When we contemplate the past quite often some things are particularly hard for us to fathom or even understand. When one considers, for example, that women have been eligible to vote for barely a hundred years in the United States it boggles the mind, or that just over a hundred years ago the Wright Brothers first flew a very crude and simple craft when today we are able to fly into outer space. Another thing that makes me shake my head every year at about this time is when I think that until seventy-eight years ago African Americans were banned from playing in the Major Leagues.

That sad chapter in our history has been corrected, and while Jackie Robinson is rightfully placed at the front of the pantheon for that achievement, there very well may have never been a Jackie Robinson if there was not first Texan Andrew “Rube” Foster.
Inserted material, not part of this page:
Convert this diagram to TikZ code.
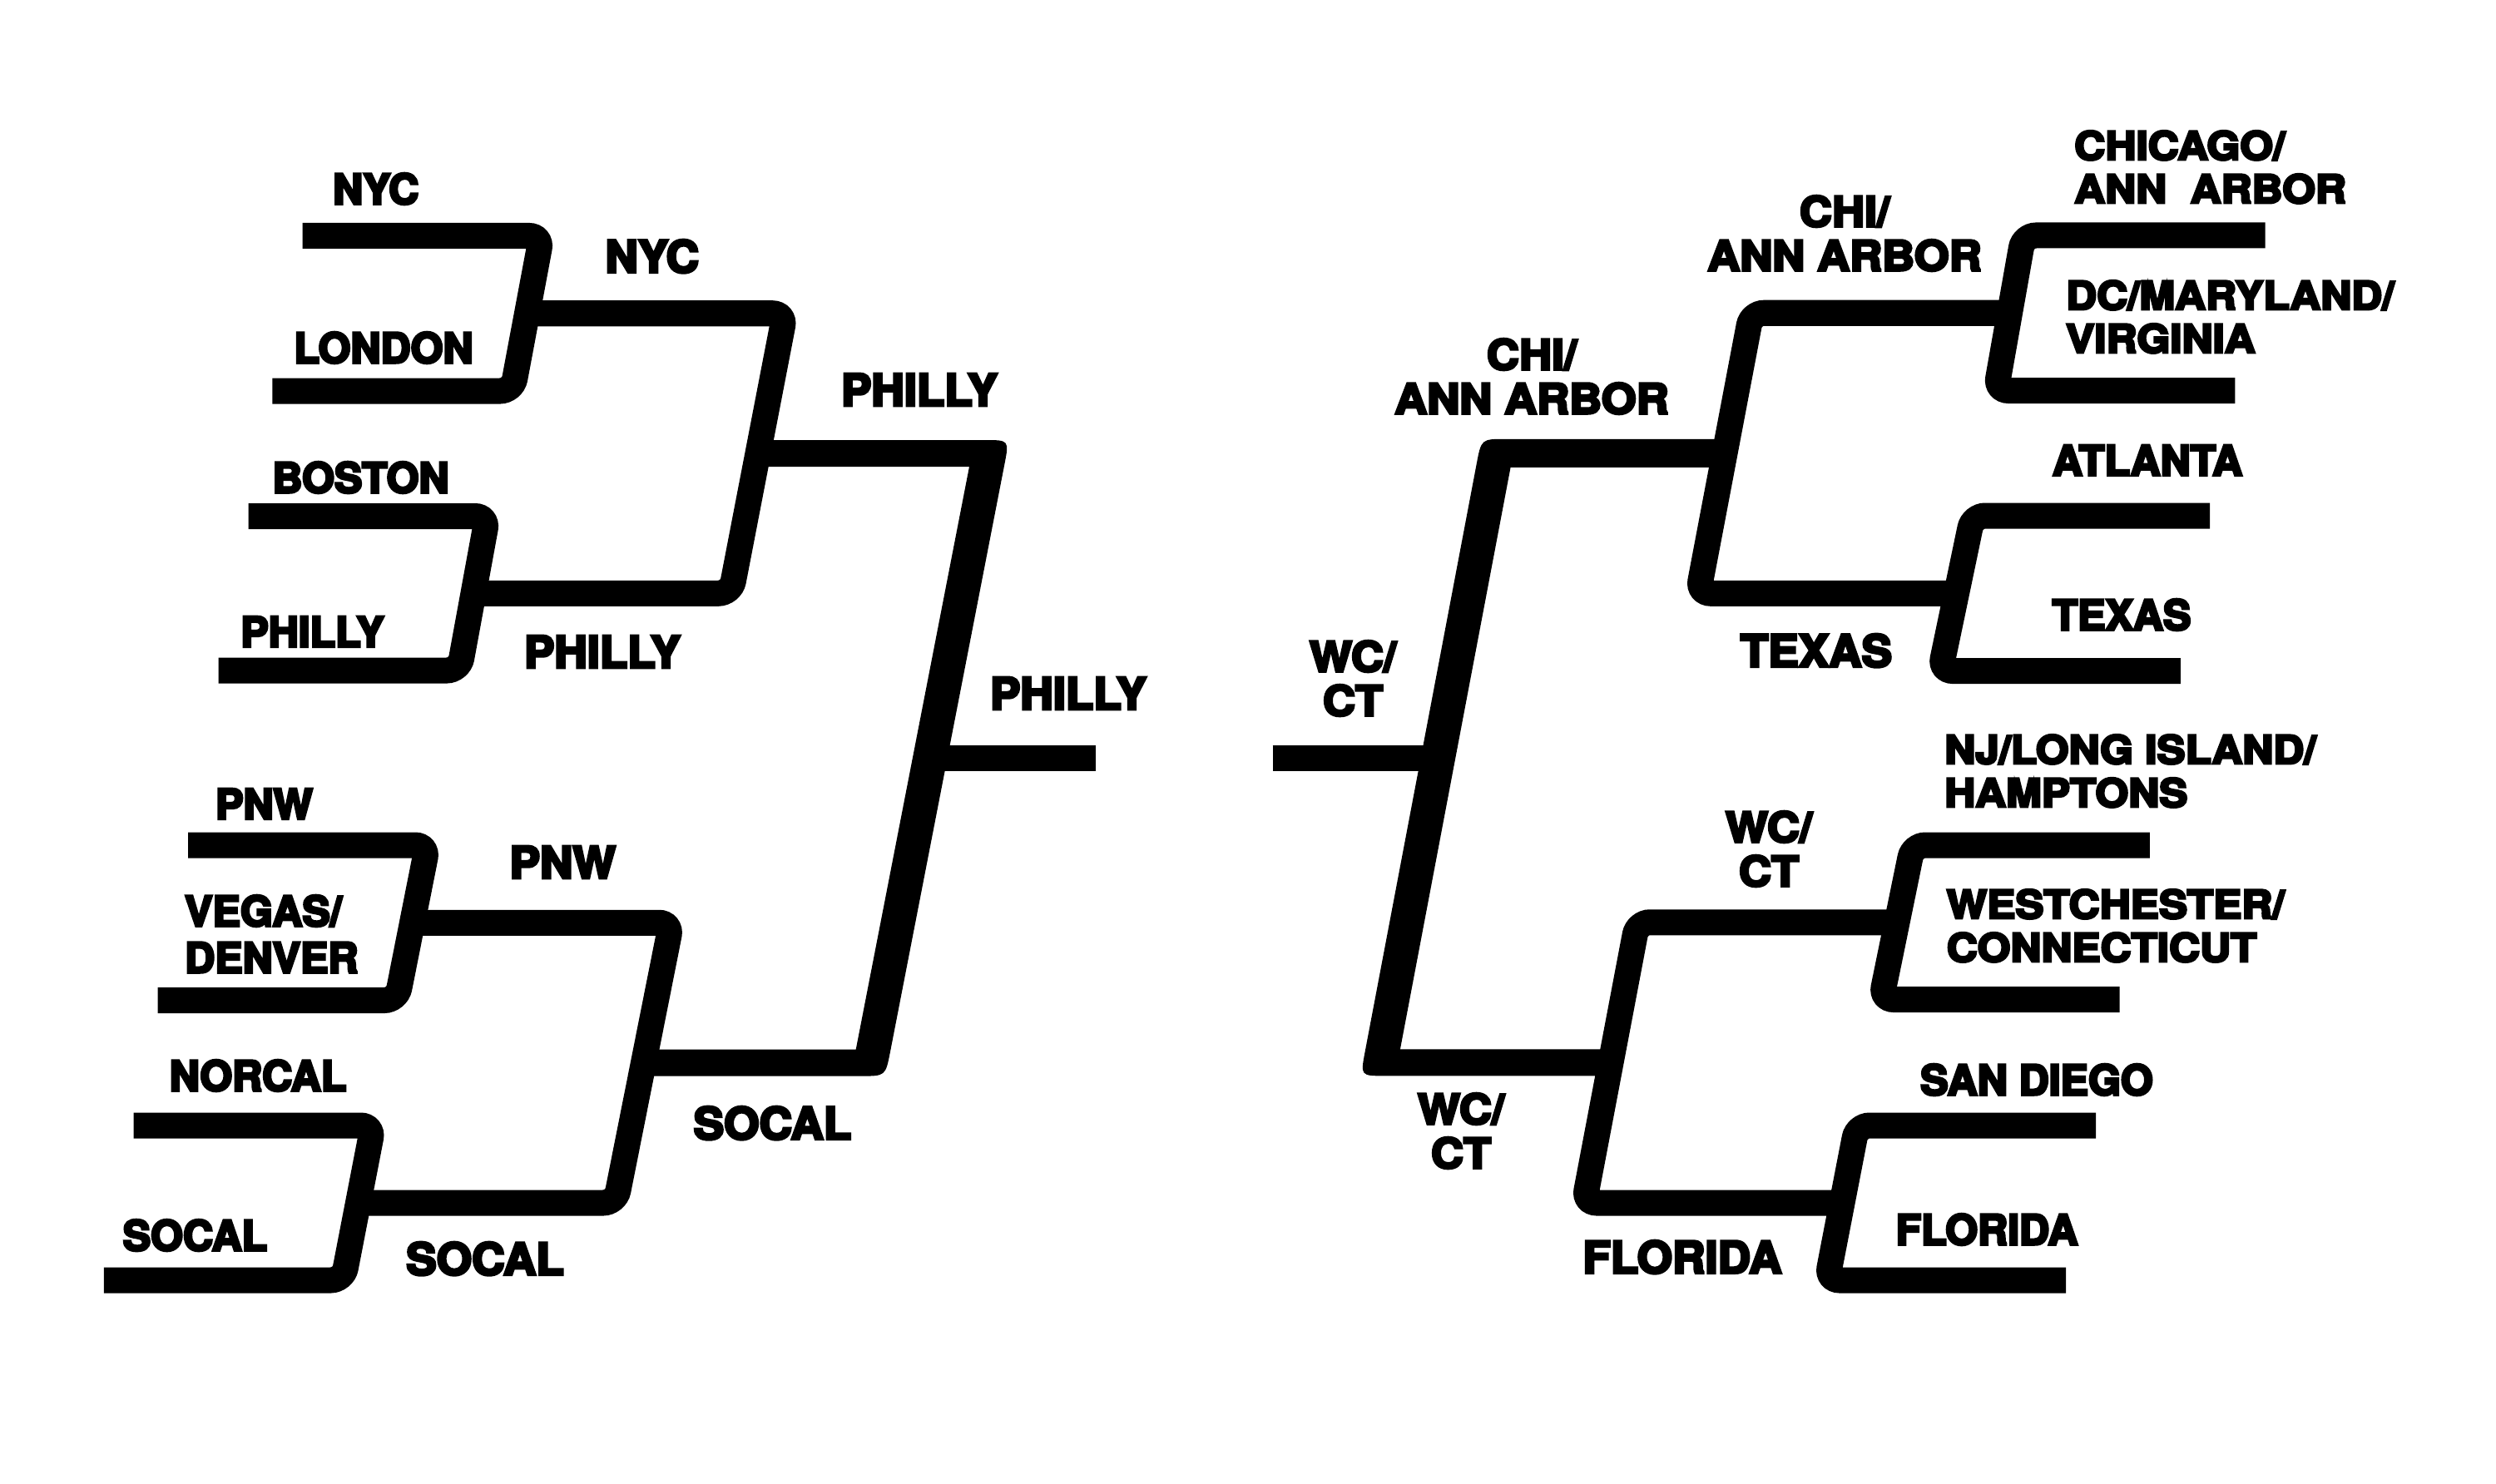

Born in Calvert, Texas to an American Methodist Episcopal minister and his wife in 1879, Foster became a baseball star, and as a young man gained the reputation as one of the hardest throwing pitchers in the state—black or white. The fact that he was African American meant that he could not be a member of white teams, so Foster began his professional career in 1897 with the Waco Yellow Jackets, a barn-storming black independent team.

He was immediately a star, a player that huge throngs surged to see pitch. A star needs a big stage, and so Foster left Waco in 1902 to sign with the Chicago Union Giants, another independent all-black team owned b.